Project: Grid Cities- Barcelona
30 color prints 125cm x 100cm,
Grid Cities- Barcelona is a series of analogue photographs that make a visual study of the work of Ildefons Cerdà and the city of Barcelona. Cerdà was the Catalan designer of the revolutionary 1859 plan for the expansion of Barcelona, known as the L’Eixample. ⬇︎
The final prints in the series have between two and five individual images layered as multiple exposures, made on location at the time on one sheet of 5x4 inch film.
Each image layers architectural cross-sections of the medieval Old City and the modernist L’Exiample as grids that blend together to form organic inter- textures, revealing evidence of life the citizens have etched onto the urban surfaces.
The images concentrate on façades, the screen of urban life that shows its public surface to the outside, yet also conceals an inner world and contrasting visual vocabulary of private space.
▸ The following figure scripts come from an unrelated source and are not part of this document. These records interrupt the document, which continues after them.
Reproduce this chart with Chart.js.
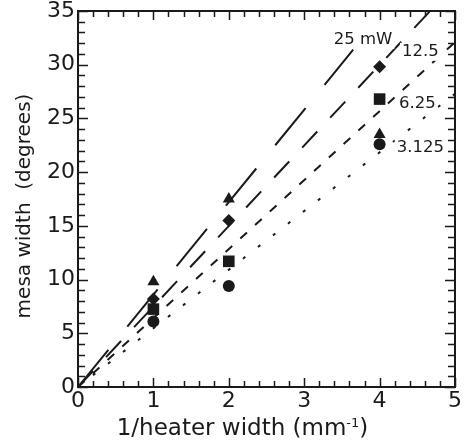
<!DOCTYPE html>
<html>
<head>
<meta charset="utf-8">
<script src="https://cdn.jsdelivr.net/npm/chart.js@4"></script>
<style>
  html, body { margin: 0; padding: 0; background: #fff; }
  #wrap { width: 464px; height: 448px; }
</style>
</head>
<body>
<div id="wrap"><canvas id="grafico" width="464" height="448"></canvas></div>
<script>
// 1/heater width (mm^-1)
const xValues = [1, 2, 4];
// mesa width (degrees) per marker
const triangles = [9.8, 17.5, 23.5];
const diamonds = [8.2, 15.5, 29.8];
const squares = [7.25, 11.7, 26.8];
const circles = [6.1, 9.4, 22.6];

// fit lines from the origin, one per heater power
const powers = ['25 mW', '12.5', '6.25', '3.125'];
const fitEndX = [3.65, 4.67, 5, 5];
const fitEndY = [31.4, 35, 32.1, 27.3];

const xTicks = [0, 1, 2, 3, 4, 5];
const yTicks = [0, 5, 10, 15, 20, 25, 30, 35];

// where the power labels sit (data coords)
const labelSpots = [[3.78, 32.3], [4.54, 31.2], [4.5, 26.35], [4.54, 22.25]];
const dashes = [[48, 30], [22, 19], [9, 11], [3, 16]];

const FONT = 'DejaVu Sans';
const INK = '#1a1a1a';

function pts(ys) {
    return xValues.map((x, i) => ({x: x, y: ys[i]}));
}

const fitSets = powers.map((p, i) => ({
    label: p,
    data: [{x: 0, y: 0}, {x: fitEndX[i], y: fitEndY[i]}],
    showLine: true,
    borderColor: INK,
    borderWidth: 2,
    borderDash: dashes[i],
    borderCapStyle: 'butt',
    pointRadius: 0,
    order: 10
}));

function markers(ys, style, r) {
    return {
        data: pts(ys),
        pointStyle: style,
        pointRadius: r,
        pointBackgroundColor: INK,
        pointBorderColor: INK,
        pointBorderWidth: 0,
        showLine: false,
        order: 1
    };
}

const frame = {
    id: 'frame',
    afterDatasetsDraw(chart) {
        const {ctx, scales: {x, y}} = chart;
        ctx.save();
        // power labels with white backing
        ctx.font = '16.5px "' + FONT + '"';
        ctx.textAlign = 'center';
        ctx.textBaseline = 'middle';
        powers.forEach((p, i) => {
            const px = x.getPixelForValue(labelSpots[i][0]);
            const py = y.getPixelForValue(labelSpots[i][1]);
            const w = ctx.measureText(p).width;
            ctx.fillStyle = '#fff';
            ctx.fillRect(px - w / 2 - 2, py - 9, w + 4, 18);
            ctx.fillStyle = INK;
            ctx.fillText(p, px, py);
        });
        ctx.restore();
    },
    afterDraw(chart) {
        const {ctx, chartArea: a, scales: {x, y}} = chart;
        ctx.save();
        ctx.strokeStyle = INK;
        ctx.lineWidth = 1.5;
        ctx.beginPath();
        for (let i = 0; i <= 25; i++) {
            const px = Math.round(x.getPixelForValue(i / 5)) + 0.5;
            const len = i % 5 === 0 ? 9 : 6;
            ctx.moveTo(px, a.bottom); ctx.lineTo(px, a.bottom - len);
            ctx.moveTo(px, a.top); ctx.lineTo(px, a.top + len);
        }
        for (let v = 0; v <= 35; v++) {
            const py = Math.round(y.getPixelForValue(v)) + 0.5;
            const len = v % 5 === 0 ? 10 : 7;
            ctx.moveTo(a.left, py); ctx.lineTo(a.left + len, py);
            ctx.moveTo(a.right, py); ctx.lineTo(a.right - len, py);
        }
        ctx.stroke();
        ctx.lineWidth = 2;
        ctx.strokeRect(a.left, a.top, a.right - a.left, a.bottom - a.top);

        // x title with superscript
        ctx.fillStyle = INK;
        ctx.textBaseline = 'alphabetic';
        ctx.textAlign = 'left';
        const big = '23px "' + FONT + '"', small = '13px "' + FONT + '"';
        const t1 = '1/heater width (mm', t2 = '-1', t3 = ')';
        ctx.font = big; const w1 = ctx.measureText(t1).width, w3 = ctx.measureText(t3).width;
        ctx.font = small; const w2 = ctx.measureText(t2).width;
        let sx = (a.left + a.right) / 2 - 24 - (w1 + w2 + w3) / 2;
        const base = 435;
        ctx.font = big; ctx.fillText(t1, sx, base); sx += w1;
        ctx.font = small; ctx.fillText(t2, sx, base - 8); sx += w2;
        ctx.font = big; ctx.fillText(t3, sx, base);

        // y title
        ctx.translate(25, (a.top + a.bottom) / 2 + 7);
        ctx.rotate(-Math.PI / 2);
        ctx.textAlign = 'center';
        ctx.textBaseline = 'middle';
        ctx.font = '20px "' + FONT + '"';
        ctx.fillText('mesa width  (degrees)', 0, 0);
        ctx.restore();
    }
};

new Chart(document.getElementById('grafico'), {
    type: 'scatter',
    data: {
        datasets: [
            markers(circles, 'circle', 6),
            markers(squares, 'rect', 8.2),
            markers(triangles, 'triangle', 7),
            markers(diamonds, 'rectRot', 6.5),
            ...fitSets
        ]
    },
    options: {
        responsive: false,
        animation: false,
        layout: { padding: { left: 0, top: 11, right: 9, bottom: 0 } },
        plugins: { legend: { display: false }, tooltip: { enabled: false } },
        scales: {
            x: {
                type: 'linear', min: 0, max: 5,
                grid: { display: false, drawTicks: false },
                border: { display: false },
                afterBuildTicks: s => { s.ticks = xTicks.map(v => ({value: v})); },
                afterFit: s => { s.height = 61; s.paddingLeft = 0; s.paddingRight = 0; },
                ticks: { color: INK, font: { family: FONT, size: 22 }, padding: 1, maxRotation: 0 }
            },
            y: {
                type: 'linear', min: 0, max: 35,
                grid: { display: false, drawTicks: false },
                border: { display: false },
                afterBuildTicks: s => { s.ticks = yTicks.map(v => ({value: v})); },
                afterFit: s => { s.width = 78; s.paddingTop = 0; s.paddingBottom = 0; },
                ticks: { color: INK, font: { family: FONT, size: 22 }, padding: 3 }
            }
        }
    },
    plugins: [frame]
});
</script>
</body>
</html>
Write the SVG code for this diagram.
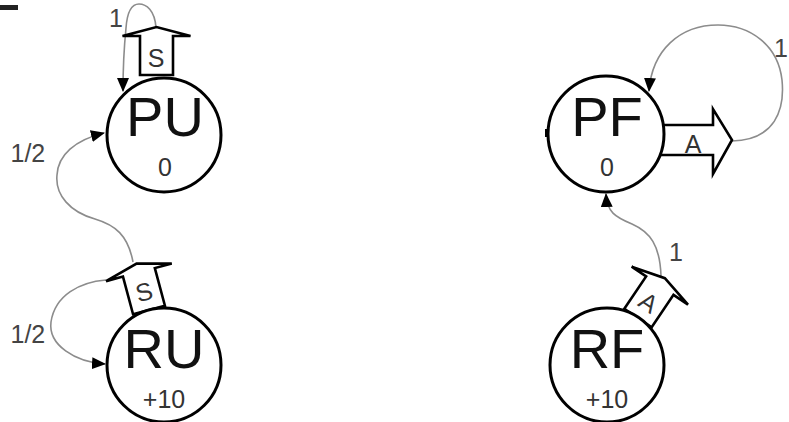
<svg xmlns="http://www.w3.org/2000/svg" width="789" height="422" viewBox="0 0 789 422">
<style>
.st{fill:#fff;stroke:#000;stroke-width:3}
.act{fill:#fff;stroke:#000;stroke-width:2.6;stroke-linejoin:miter}
.big{font-family:"Liberation Sans",Arial,sans-serif;font-size:56px;text-anchor:middle;fill:#111}
.val{font-family:"Liberation Sans",Arial,sans-serif;font-size:25px;text-anchor:middle;fill:#333}
.lbl{font-family:"Liberation Sans",Arial,sans-serif;font-size:25px;fill:#444}
.e{fill:none;stroke:#8c8c8c;stroke-width:1.6}
</style>
<defs>
<marker id="ah" markerUnits="userSpaceOnUse" markerWidth="14" markerHeight="12" refX="13" refY="6" orient="auto" viewBox="0 0 14 12"><path d="M0,0 L14,6 L0,12 z" fill="#000"/></marker>
<path id="actshape" d="M-16.5,0 V-39 H-34 L0,-48 L34,-39 H16.5 V0 Z"/>
</defs>
<rect x="0" y="5" width="18" height="5" fill="#222"/>
<g id="connectors">
<path class="e" d="M156,28 C155,10 146,4 139,4 C131,4 127,14 126,28 C124,48 123,66 123,91" marker-end="url(#ah)"/>
<path class="e" d="M133,262 C128,235 115,225 95,219 C70,212 55,195 57,175 C58,155 75,140 104,133" marker-end="url(#ah)"/>
<path class="e" d="M106,280 C80,282 55,295 51,322 C48,345 75,362 105,364" marker-end="url(#ah)"/>
<path class="e" d="M732,141 C775,140 785,110 782,80 C778,45 750,25 718,25 C680,25 652,50 649,91" marker-end="url(#ah)"/>
<path class="e" d="M661,276 C660,245 650,232 632,224 C615,217 607,212 606,194" marker-end="url(#ah)"/>
<text class="lbl" x="109" y="27">1</text>
<text class="lbl" x="10.5" y="162">1/2</text>
<text class="lbl" x="10.5" y="343">1/2</text>
<text class="lbl" x="669" y="261">1</text>
<text class="lbl" x="774" y="57">1</text>
</g>
<g id="PU">
<use href="#actshape" class="act" transform="translate(156.5,75)"/>
<text class="val" x="156" y="67" font-size="26">S</text>
<circle cx="164" cy="135" r="57" class="st"/>
<text class="big" x="165" y="136">PU</text>
<text class="val" x="165" y="176">0</text>
</g>
<g id="RU">
<g transform="translate(149,310) rotate(-15)">
<use href="#actshape" class="act"/>
<text class="val" x="0" y="-10" font-size="26">S</text>
</g>
<circle cx="164" cy="365" r="57" class="st"/>
<text class="big" x="164" y="368">RU</text>
<text class="val" x="164" y="408">+10</text>
</g>
<g id="PF">
<path class="act" d="M655,125 H713 V109 L732,140 L713,174 V155 H655"/>
<circle cx="606" cy="134" r="58" class="st"/>
<line x1="545" y1="133" x2="549" y2="133" stroke="#000" stroke-width="8"/>
<text class="big" x="607" y="136">PF</text>
<text class="val" x="607" y="176">0</text>
<text class="val" x="693" y="153" font-size="26">A</text>
</g>
<g id="RF">
<g transform="translate(638,318) rotate(34)">
<use href="#actshape" class="act"/>
<text class="val" x="0" y="-10" font-size="26">A</text>
</g>
<circle cx="607" cy="365" r="57" class="st"/>
<text class="big" x="607" y="368">RF</text>
<text class="val" x="607" y="408">+10</text>
</g>
</svg>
With the façade as the screen, the meeting point between private and public exhibition can be explored.
Extrapolating the aerial framework of the grid, the visual narrative derives its structure, continuity and meaning from the interpretation of the grid on vertical surfaces. The result is a mosaic of fascinating richness, where combinations of textures form new layers of meanings.
Each final image overlays distinct grid structures and details centuries or decades apart, collapsing time in a truly unique photographic vocabulary. The final images are saturated with the colours, details and patterns that float up to the urban surface in one of the Mediterranean’s greatest cities, which attempted one of Urbanism’s greatest experiments.
Ildefons Cerdà was the first urban designer to prepare a comprehensive plan for an entire city, based on a fully elaborated theory. His idea was to build the new city on a grid system, with symmetrically wide roads, carefully planned city blocks of housing, and evenly distributed public facilities. Cerdà had surveyed and drawn the city’s first plans in 1855, and was influenced by the problems of El Raval, concerned with the cramped and unhealthy conditions of working class housing and the high death and crime rate that resulted from this.
The subsequent building of the L’Eixample is still controversial, criticized as being a monotonous, inflexible and regimented urban environment, yet, because of the richness of the architecture it exhibits, the L’Eixample is one of the most unique urban areas in the world.
Grid Cities- Barcelona was first exhibited in Galería Kowasa, Barcelona, November 2009 to February 2010.